GOLD / nectarine / 2884 posts
@MrsSCB: agreed! I think one of the reasons I feel defensive about this is because around here, Santa is pervasive. I mean, the local elementary school does a Santa cam webcam thing. That grosses me out on so many levels, and it makes me feel like I am more sympathetic to those who aren't doing Santa and get constant pushback, than those who are frustrated with the non-Santa families. FWIW, I would be steamed about Santa being a part of school activities even if I were planning to do Santa!
pomelo / 5257 posts
@Mrs. Sketchbook: oooh, yeah I wouldn't like that either. Especially since not all families even celebrate Christmas, that seems inappropriate for school!
wonderful pea / 17279 posts
@MrsSCB: @Mrs. Sketchbook: at my elementary school we had Secret Santa, created and sang The Dradle Song, and celebrated the Chinese New Year. I would love for my kids to be exposed to and have fun with as many cultural and religious traditions they can at school.
eggplant / 11716 posts
@Mrs. Lemon-Lime: I agree! My husband and his family are Hindu but they still love Christmas trees and Christmas carols and even Santa!
Although for the record, they like Santa like kids like Mickey Mouse. There's no elaborate lie about pretending he's real.
GOLD / nectarine / 2884 posts
@Mrs. Lemon-Lime: I WISH it were like that. But in my small southern town...well, let's me just be kind and say it isn't like that!
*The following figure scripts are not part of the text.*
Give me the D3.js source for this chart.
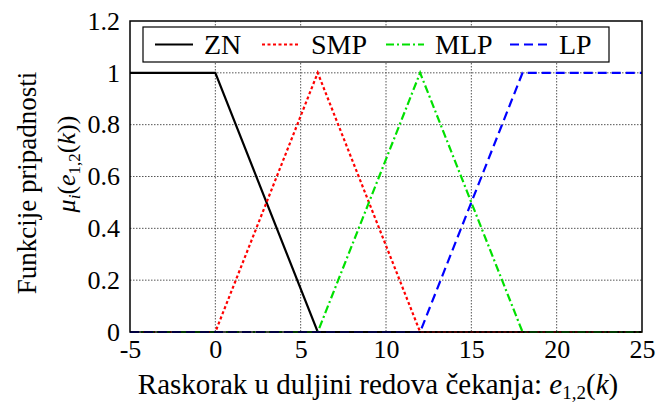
<!DOCTYPE html>
<html><head><meta charset="utf-8">
<script src="https://cdn.jsdelivr.net/npm/d3@7"></script>
<style>body{margin:0;background:#fff}svg{display:block;font-family:"Liberation Serif","Times New Roman",serif}</style>
</head><body>
<svg id="c" width="657" height="403"></svg>
<script>
const seriesNames = ["ZN", "SMP", "MLP", "LP"];
const seriesColors = ["#000000", "#ff0000", "#00e000", "#0000ff"];
const znX = [-5, 0, 6, 25];
const znY = [1, 1, 0, 0];
const smpX = [-5, 0, 6, 12, 25];
const smpY = [0, 0, 1, 0, 0];
const mlpX = [-5, 6, 12, 18, 25];
const mlpY = [0, 0, 1, 0, 0];
const lpX = [-5, 12, 18, 25];
const lpY = [0, 0, 1, 1];
const xTicks = [-5, 0, 5, 10, 15, 20, 25];
const xTickLabels = ["-5", "0", "5", "10", "15", "20", "25"];
const yTicks = [0, 0.2, 0.4, 0.6, 0.8, 1, 1.2];
const yTickLabels = ["0", "0.2", "0.4", "0.6", "0.8", "1", "1.2"];

const svg = d3.select("#c");
const L = 130, R = 642, T = 21, B = 332;
const x = d3.scaleLinear().domain([-5, 25]).range([L, R]);
const y = d3.scaleLinear().domain([0, 1.2]).range([B, T]);

// grid
const g = svg.append("g");
g.selectAll(".gx").data(xTicks.slice(1, -1)).join("line")
  .attr("x1", d => x(d)).attr("x2", d => x(d)).attr("y1", T).attr("y2", B)
  .attr("stroke", "#555").attr("stroke-width", 1).attr("stroke-dasharray", "1.5,1.5");
g.selectAll(".gy").data(yTicks.slice(1, -1)).join("line")
  .attr("y1", d => y(d)).attr("y2", d => y(d)).attr("x1", L).attr("x2", R)
  .attr("stroke", "#555").attr("stroke-width", 1).attr("stroke-dasharray", "1.5,1.5");

// axes tick labels
const xa = d3.axisBottom(x).tickValues(xTicks).tickFormat((d, i) => xTickLabels[i]).tickSize(0).tickPadding(8);
const xg = svg.append("g").attr("transform", `translate(0,${B})`).call(xa);
xg.select(".domain").remove();
xg.selectAll("text").attr("font-size", 26).attr("font-family", "Liberation Serif").attr("fill", "#000");
const ya = d3.axisLeft(y).tickValues(yTicks).tickFormat((d, i) => yTickLabels[i]).tickSize(0).tickPadding(10);
const yg = svg.append("g").attr("transform", `translate(${L},0)`).call(ya);
yg.select(".domain").remove();
yg.selectAll("text").attr("font-size", 26).attr("font-family", "Liberation Serif").attr("fill", "#000");

// lines
const dashes = [null, "3,2.5", "8,3,2,3", "9,5"];
const datas = [[znX, znY], [smpX, smpY], [mlpX, mlpY], [lpX, lpY]];
const line = d3.line().x(d => x(d[0])).y(d => y(d[1]));
datas.forEach((dd, i) => {
  const pts = dd[0].map((v, j) => [v, dd[1][j]]);
  svg.append("path").attr("d", line(pts)).attr("fill", "none")
    .attr("stroke", seriesColors[i]).attr("stroke-width", 2.2)
    .attr("stroke-dasharray", dashes[i]);
});

// box
svg.append("rect").attr("x", L).attr("y", T).attr("width", R - L).attr("height", B - T)
  .attr("fill", "none").attr("stroke", "#000").attr("stroke-width", 1.5);

// legend
const lg = svg.append("g");
lg.append("rect").attr("x", 143).attr("y", 27).attr("width", 466).attr("height", 35)
  .attr("fill", "#fff").attr("stroke", "#000").attr("stroke-width", 1.2);
const legX = [155, 262, 386, 510];
seriesNames.forEach((n, i) => {
  lg.append("line").attr("x1", legX[i]).attr("x2", legX[i] + 38).attr("y1", 44.5).attr("y2", 44.5)
    .attr("stroke", seriesColors[i]).attr("stroke-width", 2).attr("stroke-dasharray", dashes[i]);
  lg.append("text").attr("x", legX[i] + 49).attr("y", 54).attr("font-size", 28).attr("fill", "#000").text(n);
});

// axis titles
svg.append("text").attr("x", 378).attr("y", 394).attr("text-anchor", "middle").attr("font-size", 29)
  .html('Raskorak u duljini redova čekanja: <tspan font-style="italic">e</tspan><tspan font-size="19" dy="5">1,2</tspan><tspan dy="-5">(</tspan><tspan font-style="italic">k</tspan>)');
svg.append("text").attr("transform", "translate(36,183) rotate(-90)").attr("text-anchor", "middle").attr("font-size", 27)
  .text("Funkcije pripadnosti");
svg.append("text").attr("transform", "translate(75,164) rotate(-90)").attr("text-anchor", "middle").attr("font-size", 26)
  .html('<tspan font-style="italic">μ</tspan><tspan font-style="italic" font-size="17" dy="5">i</tspan><tspan dy="-5">(</tspan><tspan font-style="italic">e</tspan><tspan font-size="17" dy="5">1,2</tspan><tspan dy="-5">(</tspan><tspan font-style="italic">k</tspan>))');
</script>
</body></html>
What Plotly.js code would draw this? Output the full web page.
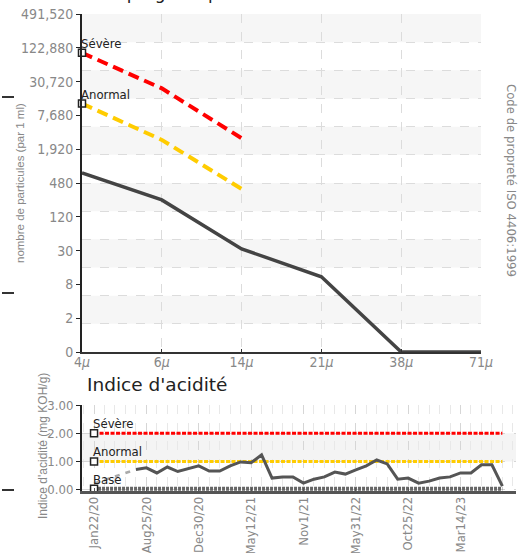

I don't mind if a school covered the historical origins of Santa-- or any other Holiday for that matter--but watching a webcam of "Santa" feeding his "reindeers" is basically just a learning institution playing into the fiction of Santa, there's no learning about it. It is bait for those kids who are already in the know about the whole Santa thing, and makes the ones who don't do Santa feel totally left out.
Oh yeah, and that whole church/state separation thing...but THAT is another thing entirely...!
Here's the cam: http://reindeercam.com/
They didn't make it at school, they just watch it.